House Judiciary Committee Chairman Rep. Jerrold Nadler (D-N.Y.) said in a statement that “now that the court has ruled,” he expected McGahn “to follow his legal obligations and promptly appear before the committee.”
Rep. Adam B. Schiff (D-Burbank), the chair of the House Intelligence Committee, similarly called the ruling a “significant victory.”
“The witnesses who have defied Congress at the behest of the president will have to decide whether their duty is to the country, or to a president who believes that he is above the law,” Schiff said.
McGahn’s attorney, William Burck, said his client would testify unless the judge’s order is stayed on appeal.
A Justice Department spokeswoman said the administration would appeal the ruling.
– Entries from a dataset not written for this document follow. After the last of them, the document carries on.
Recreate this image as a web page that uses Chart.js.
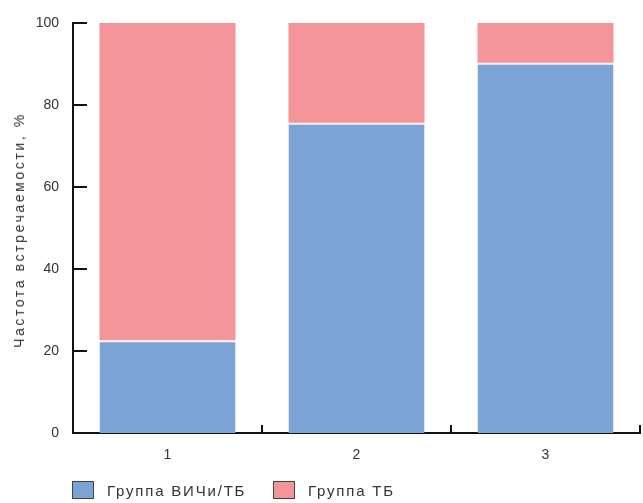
<!DOCTYPE html>
<html>
<head>
<meta charset="utf-8">
<script src="https://cdn.jsdelivr.net/npm/chart.js@4"></script>
<style>
  body { margin: 0; background: #fff; }
  #wrap { position: relative; width: 643px; height: 503px; }
  .leg { position: absolute; top: 481px; font: 15px 'Liberation Sans', Arial, sans-serif; letter-spacing: 1.8px; color: #333; display: flex; align-items: center; }
  .leg span.box { display: inline-block; width: 20px; height: 16px; border: 1.5px solid #444; margin-right: 13px; }
  #ytitle { position: absolute; left: 19px; top: 230px; transform: translate(-50%, -50%) rotate(-90deg); white-space: nowrap;
            font: 14px 'Liberation Sans', Arial, sans-serif; letter-spacing: 2.6px; color: #333; }
</style>
</head>
<body>
<div id="wrap">
  <canvas id="myChart" width="643" height="503"></canvas>
  <div id="ytitle">Частота встречаемости, %</div>
  <div class="leg" style="left:72px"><span class="box" style="background:#7ba3d6"></span>Группа ВИЧи/ТБ</div>
  <div class="leg" style="left:273px"><span class="box" style="background:#f4959a"></span>Группа ТБ</div>
</div>
<script>
// Daten //
const categories = ['1', '2', '3'];
const hivTb = [22.6, 75.7, 90.3];
const tbOnly = [77.4, 24.3, 9.7];
const yTicks = [0, 20, 40, 60, 80, 100];

// Striche nach innen zeichnen
const innerTicks = {
    id: 'innerTicks',
    afterDraw(chart) {
        const ctx = chart.ctx;
        const x = chart.scales.x;
        const y = chart.scales.y;
        ctx.save();
        ctx.strokeStyle = '#111';
        ctx.lineWidth = 2;
        yTicks.forEach(v => {
            const py = Math.round(y.getPixelForValue(v));
            ctx.beginPath();
            ctx.moveTo(x.left, py);
            ctx.lineTo(x.left + 14, py);
            ctx.stroke();
        });
        const half = (x.getPixelForValue(1) - x.getPixelForValue(0)) / 2;
        categories.forEach((c, i) => {
            const px = Math.round(x.getPixelForValue(i) + half);
            ctx.beginPath();
            ctx.moveTo(px, y.bottom);
            ctx.lineTo(px, y.bottom - 8);
            ctx.stroke();
        });
        ctx.restore();
    }
};

const font = { family: "'Liberation Sans', Arial, sans-serif", size: 14 };

new Chart(document.getElementById('myChart'), {
    type: 'bar',
    data: {
        labels: categories,
        datasets: [{
            label: 'Группа ВИЧи/ТБ',
            data: hivTb,
            backgroundColor: '#7ba3d6',
            borderColor: '#fbeef0',
            borderWidth: { top: 2, left: 0, right: 0, bottom: 0 },
            borderSkipped: false
        }, {
            label: 'Группа ТБ',
            data: tbOnly,
            backgroundColor: '#f4959a',
            borderWidth: 0
        }]
    },
    options: {
        responsive: false,
        animation: false,
        layout: { padding: { top: 23, right: 3, left: 0, bottom: 0 } },
        plugins: { legend: { display: false }, tooltip: { enabled: false } },
        scales: {
            x: {
                stacked: true,
                categoryPercentage: 1,
                barPercentage: 0.72,
                grid: { display: false },
                border: { display: true, color: '#111', width: 2 },
                ticks: { color: '#333', font: font, padding: 6 },
                afterFit: s => { s.height = 70 }
            },
            y: {
                stacked: true,
                min: 0,
                max: 100,
                grid: { display: false },
                border: { display: true, color: '#111', width: 2 },
                ticks: { stepSize: 20, color: '#333', font: font, padding: 6 },
                afterFit: s => { s.width = 73 }
            }
        }
    },
    plugins: [innerTicks]
});
</script>
</body>
</html>
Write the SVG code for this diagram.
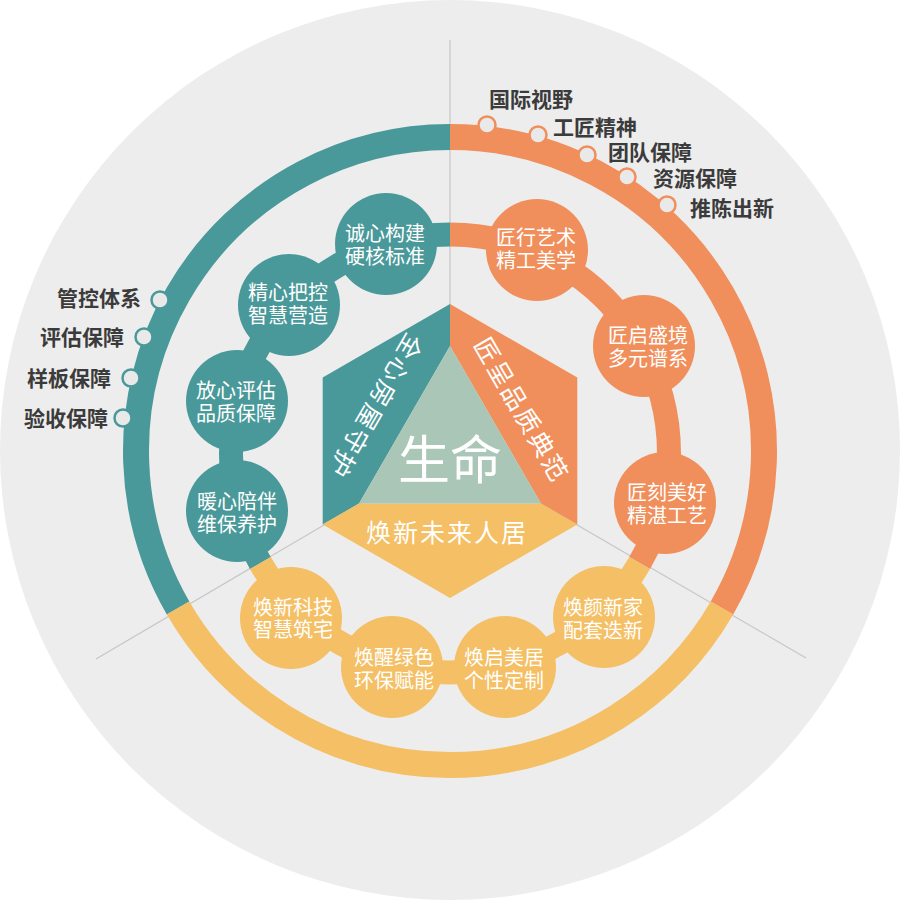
<svg xmlns="http://www.w3.org/2000/svg" width="900" height="900" viewBox="0 0 900 900">
<style>
  .t{fill:#4a999a}.o{fill:#f08f5b}.y{fill:#f4bf65}
  .node text{font-family:"Noto Sans CJK SC","Noto Sans",sans-serif;font-size:20px;fill:#fff;text-anchor:middle;dominant-baseline:central}
  .lbl{font-family:"Noto Sans CJK SC","Noto Sans",sans-serif;font-size:21px;font-weight:700;fill:#3b3b3b;dominant-baseline:central}
  .big{font-family:"Noto Sans CJK SC","Noto Sans",sans-serif;fill:#fff;text-anchor:middle;dominant-baseline:central}
  .dot{stroke-width:2.5;fill:#e9e9e9}
  .ring{fill:none;stroke-width:26}
  .band{fill:none;stroke-width:24}
</style>
<rect width="900" height="900" fill="#ffffff"/>
<circle cx="450" cy="450" r="450" fill="#ededed"/>
<g id="dividers" stroke="#c6c6c6" stroke-width="1.2">
  <line x1="450" y1="451" x2="450" y2="40"/>
  <line x1="450" y1="451" x2="96" y2="659"/>
  <line x1="450" y1="451" x2="806" y2="658"/>
</g>
<g id="outer-ring">
  <path class="ring" stroke="#4a999a" d="M178.07,608 A314,314 0 0 1 450,137"/>
  <path class="ring" stroke="#f08f5b" d="M450,137 A314,314 0 0 1 721.93,608"/>
  <path class="ring" stroke="#f4bf65" d="M721.93,608 A314,314 0 0 1 178.07,608"/>
</g>
<g id="connectors">
  <path class="band" stroke="#4a999a" d="M260.34,563 A219,219 0 0 1 450,234.5"/>
  <path class="band" stroke="#f08f5b" d="M450,234.5 A219,219 0 0 1 639.66,563"/>
  <path class="band" stroke="#f4bf65" d="M639.66,563 A219,219 0 0 1 260.34,563"/>
</g>
<g id="left-items">
  <circle class="dot" stroke="#4a999a" cx="160" cy="300" r="8.5"/>
  <circle class="dot" stroke="#4a999a" cx="144" cy="337" r="8.5"/>
  <circle class="dot" stroke="#4a999a" cx="131" cy="378" r="8.5"/>
  <circle class="dot" stroke="#4a999a" cx="123" cy="418" r="8.5"/>
  <text class="lbl" x="141" y="297" text-anchor="end">管控体系</text>
  <text class="lbl" x="124" y="336" text-anchor="end">评估保障</text>
  <text class="lbl" x="111" y="377" text-anchor="end">样板保障</text>
  <text class="lbl" x="108" y="417" text-anchor="end">验收保障</text>
</g>
<g id="right-items">
  <circle class="dot" stroke="#f08f5b" cx="487" cy="125" r="8.5"/>
  <circle class="dot" stroke="#f08f5b" cx="538" cy="135" r="8.5"/>
  <circle class="dot" stroke="#f08f5b" cx="587" cy="155" r="8.5"/>
  <circle class="dot" stroke="#f08f5b" cx="627" cy="177" r="8.5"/>
  <circle class="dot" stroke="#f08f5b" cx="667" cy="205" r="8.5"/>
  <text class="lbl" x="489" y="98">国际视野</text>
  <text class="lbl" x="553" y="126">工匠精神</text>
  <text class="lbl" x="608" y="151">团队保障</text>
  <text class="lbl" x="653" y="177">资源保障</text>
  <text class="lbl" x="690" y="207">推陈出新</text>
</g>
<g id="n-chengxin" class="node"><circle class="t" cx="386" cy="244" r="51"/><text x="385" y="232">诚心构建</text><text x="385" y="255">硬核标准</text></g>
<g id="n-jingxin" class="node"><circle class="t" cx="289" cy="305" r="51"/><text x="288" y="291">精心把控</text><text x="288" y="314">智慧营造</text></g>
<g id="n-fangxin" class="node"><circle class="t" cx="237" cy="401" r="51"/><text x="236" y="389">放心评估</text><text x="236" y="412">品质保障</text></g>
<g id="n-nuanxin" class="node"><circle class="t" cx="237" cy="511" r="51"/><text x="237" y="500">暖心陪伴</text><text x="237" y="523">维保养护</text></g>
<g id="n-jiangxing" class="node"><circle class="o" cx="537" cy="250" r="51"/><text x="536" y="236">匠行艺术</text><text x="536" y="259">精工美学</text></g>
<g id="n-jiangqi" class="node"><circle class="o" cx="644" cy="346" r="51"/><text x="648" y="334">匠启盛境</text><text x="648" y="357">多元谱系</text></g>
<g id="n-jiangke" class="node"><circle class="o" cx="665" cy="503" r="51"/><text x="667" y="491">匠刻美好</text><text x="667" y="514">精湛工艺</text></g>
<g id="n-huanyan" class="node"><circle class="y" cx="604" cy="617" r="51"/><text x="603" y="606">焕颜新家</text><text x="603" y="629">配套迭新</text></g>
<g id="n-huanqi" class="node"><circle class="y" cx="505" cy="667" r="51"/><text x="504" y="656">焕启美居</text><text x="504" y="679">个性定制</text></g>
<g id="n-huanxing" class="node"><circle class="y" cx="392" cy="667" r="51"/><text x="394" y="656">焕醒绿色</text><text x="394" y="679">环保赋能</text></g>
<g id="n-huanxin" class="node"><circle class="y" cx="291" cy="618" r="51"/><text x="293" y="606">焕新科技</text><text x="293" y="628">智慧筑宅</text></g>
<g id="hexagon">
  <polygon fill="#4a999a" points="450,304 322.7,377.5 322.7,524.5 359.07,503.5 450,346"/>
  <polygon fill="#f08f5b" points="450,304 577.3,377.5 577.3,524.5 540.93,503.5 450,346"/>
  <polygon fill="#f4bf65" points="322.7,524.5 450,598 577.3,524.5 540.93,503.5 359.07,503.5"/>
  <polygon fill="#a9c6b6" points="450,346 540.93,503.5 359.07,503.5"/>
  <text class="big" x="450" y="456" font-size="52">生命</text>
  <text class="big" x="447" y="531" font-size="25" letter-spacing="2">焕新未来人居</text>
  <text class="big" font-size="25" letter-spacing="2" transform="translate(377,407) rotate(120)">全心房屋守护</text>
  <text class="big" font-size="25" letter-spacing="2" transform="translate(523,409) rotate(60)">匠呈品质典范</text>
</g>
</svg>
The White House said in a statement that the decision “contradicts long-standing legal precedent established by Administrations of both political parties. We will appeal and are confident that the important constitutional principle advanced by the Administration will be vindicated.”
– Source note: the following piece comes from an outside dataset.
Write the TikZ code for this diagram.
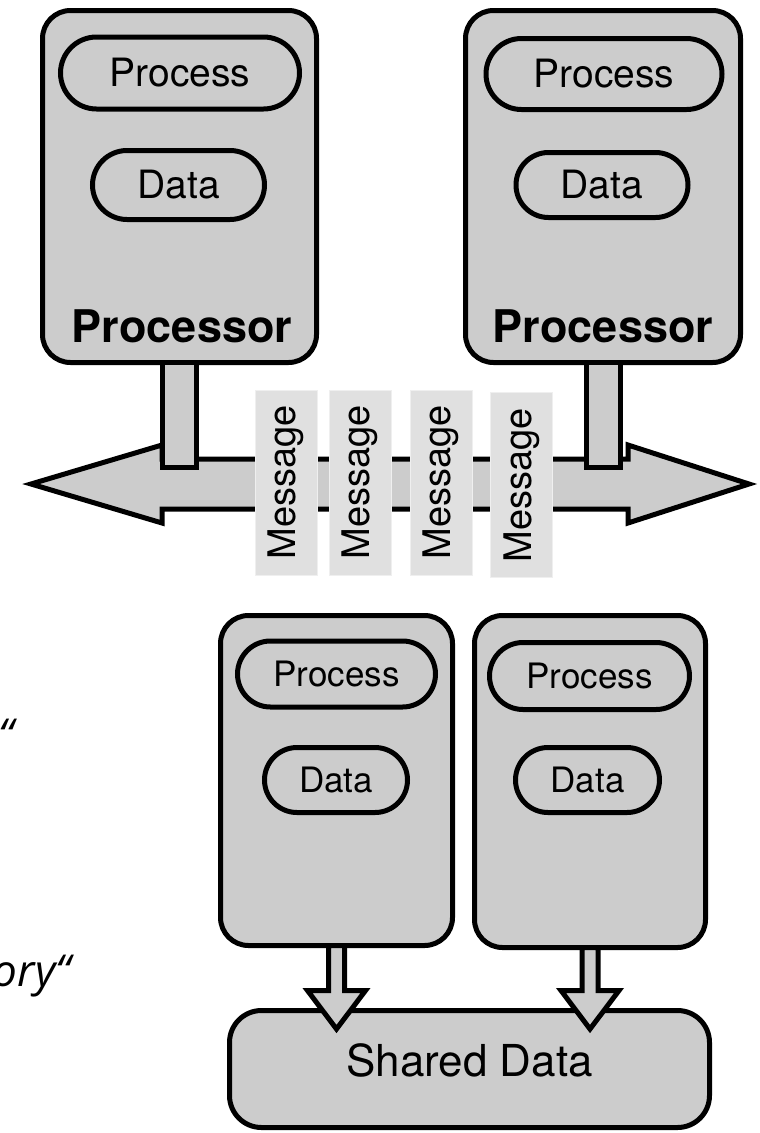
\documentclass[tikz,border=0pt]{standalone}
\usepackage{fontspec}
\setmainfont{TeX Gyre Heros}
\newfontfamily\slidefont{Open Sans}
\usetikzlibrary{shapes,calc}
\definecolor{boxgray}{RGB}{204,204,204}
\definecolor{msggray}{RGB}{224,224,224}

\begin{document}
\begin{tikzpicture}[
    x=1pt,y=-1pt,
    line width=5pt,
    unit/.style={draw,fill=boxgray,rectangle,rounded corners=28pt,outer sep=0pt},
    pill/.style={draw,fill=boxgray,rounded rectangle,outer sep=0pt,inner sep=0pt},
    block/.style={draw,fill=boxgray},
    msg/.style={draw=msggray!50,line width=1pt,fill=msggray,rotate=90,minimum width=185pt,minimum height=62pt,font=\fontsize{38}{44}\selectfont},
]
\useasboundingbox (0,0) rectangle (760,1133);
\clip (0,0) rectangle (760,1133);

% Slide text (cut off at the left)
\node[anchor=base east,inner sep=0pt,font=\slidefont\itshape\fontsize{44}{50}\selectfont] (quote1) at (16,750) {“};
\node[anchor=base east,inner sep=0pt,font=\slidefont\itshape\fontsize{44}{50}\selectfont] (quote2) at (73,986) {ory“};

% Processors with own memory
\node[unit,minimum width=274pt,minimum height=352pt] (cpu1) at (179.5,186.5) {};
\node[unit,minimum width=275pt,minimum height=352pt] (cpu2) at (603,186.5) {};

\node[pill,minimum width=239pt,minimum height=72pt,font=\fontsize{39}{44}\selectfont] (proc1) at (180,73) {Process};
\node[pill,minimum width=172pt,minimum height=69pt,font=\fontsize{39}{44}\selectfont] (data1) at (178.5,185) {Data};
\node[pill,minimum width=236pt,minimum height=71pt,font=\fontsize{39}{44}\selectfont] (proc2) at (604,74) {Process};
\node[pill,minimum width=172pt,minimum height=65pt,font=\fontsize{39}{44}\selectfont] (data2) at (602,185) {Data};

\node[font=\fontsize{45}{50}\selectfont\bfseries] (lbl1) at (182,326) {Processor};
\node[font=\fontsize{45}{50}\selectfont\bfseries] (lbl2) at (603,326) {Processor};

% Message bus
\coordinate (bus) at (390,484);
\draw[block] (31,484) -- (162,445) -- (162,459) -- (628,459) -- (628,445) -- (749,484)
    -- (628,523) -- (628,509) -- (162,509) -- (162,523) -- cycle;

\foreach \c in {cpu1,cpu2}
    \draw[block] ($(\c.south)+(-17,0)$) rectangle ($(\c.south |- bus)+(17,-17)$);

\foreach \i/\x/\y in {1/286/482.5,2/360/482.5,3/441/482.5,4/521.5/485}
    \node[msg] (msg\i) at (\x,\y) {Message};

% Processes sharing data
\node[unit,minimum width=232pt,minimum height=330pt] (core1) at (336.5,780.5) {};
\node[unit,minimum width=231pt,minimum height=332pt] (core2) at (590,781.5) {};

\node[pill,minimum width=198pt,minimum height=66pt,font=\fontsize{35}{40}\selectfont] (proc3) at (336.5,674) {Process};
\node[pill,minimum width=143pt,minimum height=65pt,font=\fontsize{35}{40}\selectfont] (data3) at (336,780) {Data};
\node[pill,minimum width=200pt,minimum height=67pt,font=\fontsize{35}{40}\selectfont] (proc4) at (589.5,676) {Process};
\node[pill,minimum width=144pt,minimum height=65pt,font=\fontsize{35}{40}\selectfont] (data4) at (587.5,780) {Data};

\node[unit,rounded corners=32pt,minimum width=480pt,minimum height=117pt,text depth=18pt,font=\fontsize{44}{50}\selectfont] (shared) at (469.5,1069) {Shared Data};

\foreach \c in {core1,core2}
    \draw[block] ($(\c.south)+(-8,0)$) -- ($(\c.south |- shared.north)+(-8,-20)$) -- ++(-21,0)
        -- ($(\c.south |- shared.north)+(0,18.5)$) -- ($(\c.south |- shared.north)+(29,-20)$)
        -- ++(-21,0) -- ($(\c.south)+(8,0)$) -- cycle;

\end{tikzpicture}
\end{document}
Ordinarily, appeals courts can take months to consider a case, but given the pressing nature of the current impeachment proceedings, the judicial process could move much more quickly.
One key question will be whether the judge or the U.S. Court of Appeals for the District of Columbia Circuit will grant a stay to put Monday’s ruling on hold at least temporarily while that appeal moves forward.
The appeals court may not be favorable terrain for Trump. A majority of the judges are Democratic appointees. In recent weeks, those judges have ruled that the president’s accountants may be required to turn over his tax returns and financial records to a House oversight committee. Trump’s lawyers are now urging the Supreme Court to block that decision.
The Judiciary Committee has been eager to question McGahn about whether Trump obstructed Mueller’s investigation, including whether the president may have lied in written answers that he furnished to the special counsel.
The committee has also been looking at possible efforts by Trump to obstruct justice. According to Mueller’s report, Trump directed McGahn to tell the Justice Department to fire Mueller. McGahn refused to do so, and when Trump’s demand became public, the president told McGahn to lie about what Trump had asked him to do, the report said.
In his report, Mueller declined to say whether the president could be charged with obstruction of justice, in part because of a Justice Department ruling that sitting presidents can’t be indicted. But the Judiciary Committee could include attempts to obstruct justice as a count in an impeachment resolution.
In August, the committee filed suit seeking an order that would compel McGahn to testify. McGahn left the White House in October of last year and returned to the Jones Day law firm.
The legal dispute over the subpoena turned into a battle over history and the Constitution.
Two weeks ago, Atty. Gen. William Barr said the framers of the Constitution sought to create a strong and independent executive. He described the presidency as “one of the most successful features of the Constitution in protecting the liberties of the American people.”
“Unfortunately, over the past several decades, we have seen steady encroachment on presidential authority by other branches of government,” he said, referring to Congress and the judiciary.
By contrast, Judge Jackson said the Constitution was designed to put limits on the president’s power.
“The Constitution vests the legislature with the power to investigate abuses of official authority — when necessary to hold government officials, up to and including the President, accountable,” she wrote.
“What is missing from the Constitution’s framework as the Framers envisioned it is the President’s purported power to kneecap House investigations of Executive Branch operations by demanding that his senior-level aides breach their legal duty to respond to compelled congressional process.”